In Notebook 03 of this series, I mentioned that data for training a machine learning model existed in three forms: training data, validation data, and testing data. All this data will take the same form. It will be a list data structure within which each index will contain a text (a sentence, paragraph, or entire text). The length of this text will depend on what you are hoping to achieve via ML NER. The size of the text will affect the training process. For now, however, let us ignore that. The only other component the training data requires is a list of the entities in that text with their start position, end position, and label. During the training process, these annotations will allow the convolutional neural network (the architecture behind spaCy’s machine learning training process), to learn from the data and be able to correctly identify the entities you are training.

## 3.2.3. What Does a spaCy Training Set Look Like?¶

SpaCy requires that your training data be in a very specific form:

TRAIN_DATA = [ (TEXT AS A STRING, {“entities”: [(START, END, LABEL)]}) ]

Note that TRAIN_DATA is capitalized. It is Pythonic not to capitalize objects with a few exceptions. TRAIN_DATA is one of these exceptions. I don’t know the history of this convention, but in every book/tutorial, you will always see TRAIN_DATA done this way. It is, of course, not necessary, but it is always good practice to be as Pythonic as possible in your code so that others will be able to more easily read your code. Any machine learning practitioner will expect to see TRAIN_DATA as such.

Getting the training data into this format is very difficult by hand. A researcher would have to count the characters to assign the start and end of the entity. Even if you consider using Python built-in string functions to get the start and end character, you will run into another problem. The way in which spaCy’s training process reads the start and end characters is different than the way you may count them with the string functions. This means that in the training process, spaCy will drop the annotations that don’t align with the start and end of a token. The reason for this is because of how spaCy tokenizes when compared to how your string functions tokenize the text. Fortunately, there are solutions built into spaCy via the EntityRuler to aid you in this process.
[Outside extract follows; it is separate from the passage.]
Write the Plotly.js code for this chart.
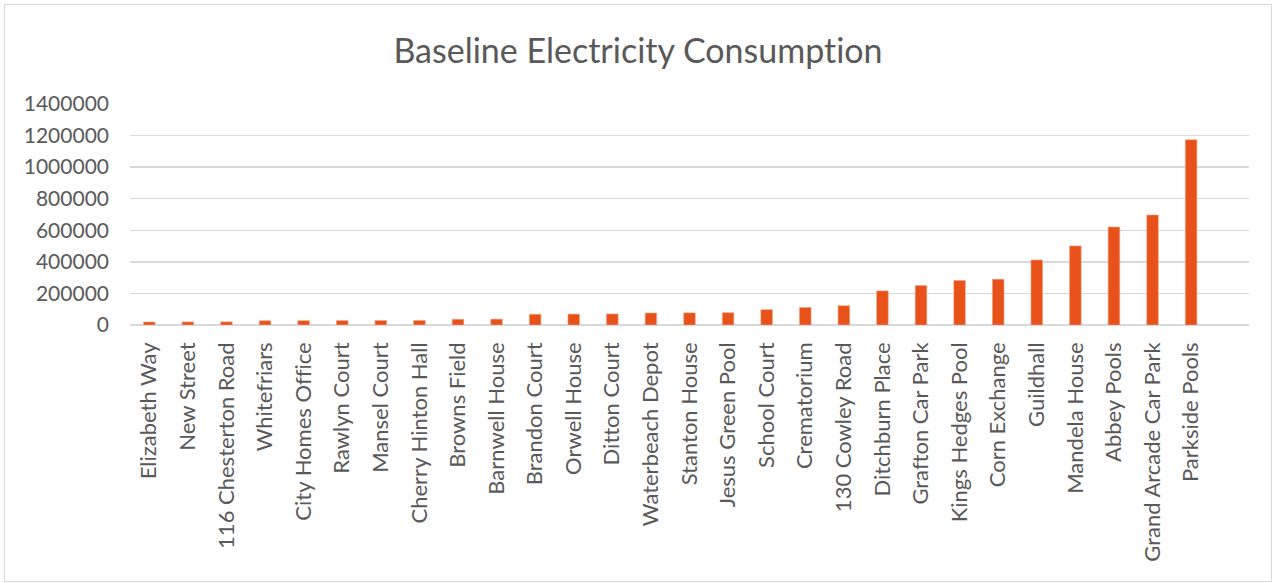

If you are interested in manual annotation, I highly encourage you to explore the paid software from Explosion AI, Prodigy (https://prodi.gy/). I am in no way being paid to promote that product. It is expensive, but if you need to do a lot of annotations (for images, text, video, or even audio), then Prodigy is the tool for you. It has a nice user-interface and because it is developed by the same team who gives us spaCy, it can fit seamlessly into a spaCy workflow. You can explore the Prodigy demo here: https://prodi.gy/demo.

## 3.2.4. Creating a Training Set¶

In the code below, we will make a spaCy machine learning training set via the EntityRuler. In other words, we will use a rules-based method to automatically generate a basic training set. Will this training set have mistakes? Possibly. That’s why it is a good idea to look at the training set and manually verify it. By doing it in this manner, however, you can vastly increase prototyping to see if the custom entity you want to train is potentially viable. In machine learning, there are rarely concrete solutions for domain-specific problems. If there were, people wouldn’t need specialists. Experimentation is often the name of the game in machine learning and it is no different with NER machine learning.

We are going to create a blank English model because we will only use this model temporarily. We don’t need the other components. This model with only have an EntityRuler which we will temporarily use to generate the training set. Recall in our last notebook that the spaCy small model could not identify Treblinka correctly as a location? In the below code, we will create a basic training set from these three sentences that will allow us to generate a very small training set. I want to be clear. This training data is nowhere near enough to train a model. This process scales very well, however.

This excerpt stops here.